Experiencing Qawwali: Sound as Spiritual Power in Sufi India
Newell, James Richard
This dissertation is an historical and critical study of sound as spiritual power in Qawwali, the Islamic devotional music of the Chishtiyya Sufi order of South Asia. My intention is to show that music and religion are, by both implication and design, coextensive in traditional Qawwali performance. Although much effort is expended by Sufis to ensure that the sung text is primary in the performance of traditional, religious Qawwali, it is the transmission of baraka [spiritual power, or blessing] through musical sound that distinguishes Qawwali as the particular performance of expressive culture that it is.

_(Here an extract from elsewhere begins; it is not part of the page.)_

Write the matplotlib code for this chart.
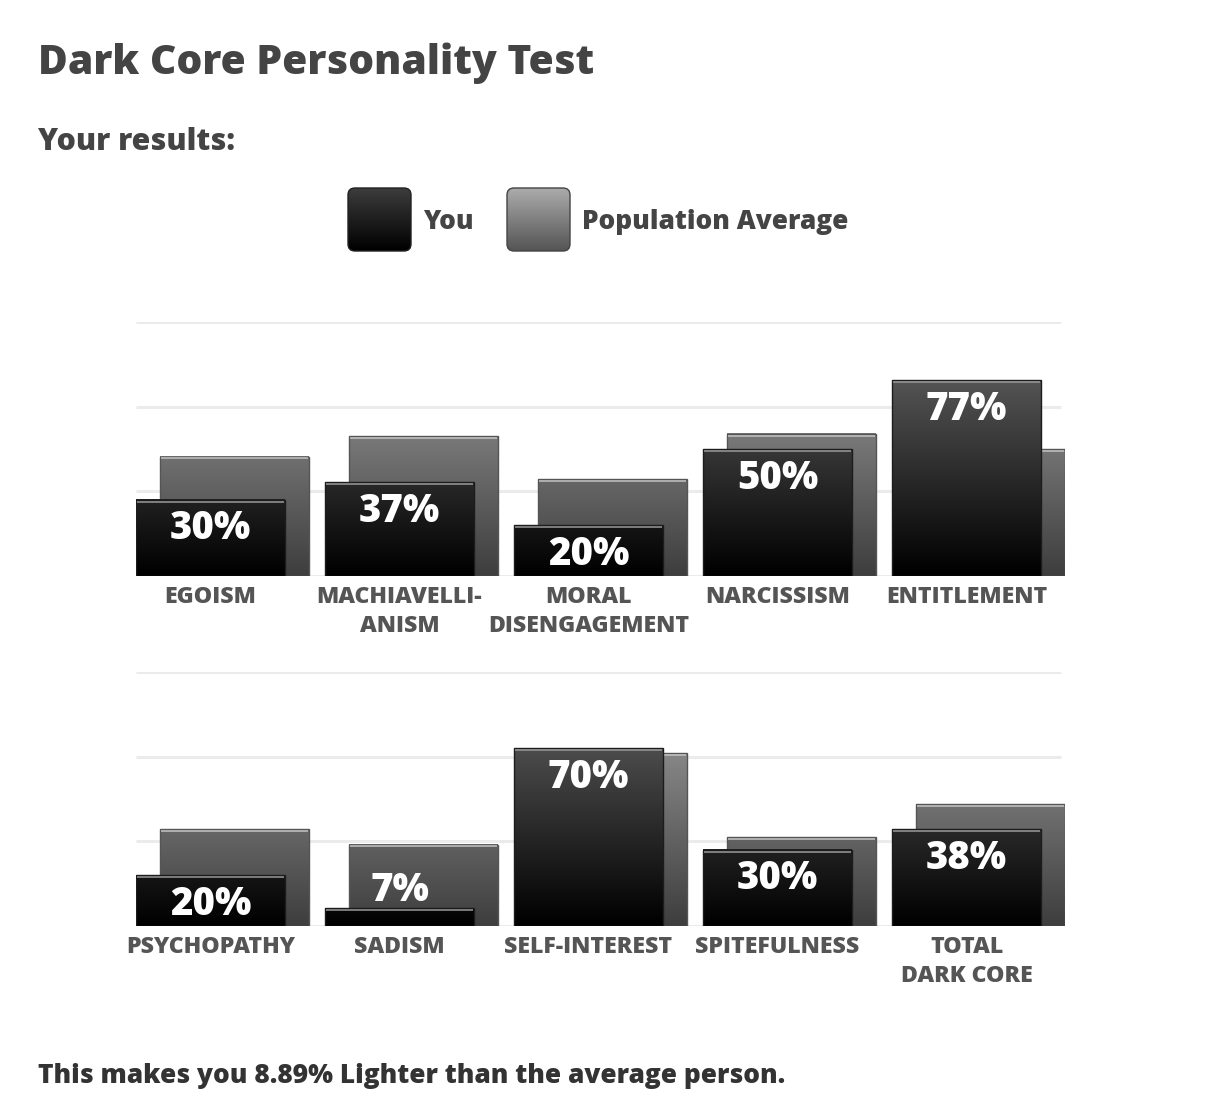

The explicit religious function of Qawwali is to act as a catalyst for ecstatic states of religious experience. In this context, the music itself is not simply a vehicle for the sung text, it is also a vehicle for the transmission of spiritual power [baraka]. According to many Chishtiyya Sufi saints [Awliya], spiritual music is identical with spiritual power, that is, it is coextensive with religious experience and communion with the divine. Using a combination of case studies from ethnographic fieldwork in Maharashtra, India, and a variety of textual sources on Sufism, in this study I contextualize the sounds of Qawwali as a cultural system of symbols in its historical setting, the South Asian dargah [Muslim tomb-shrine].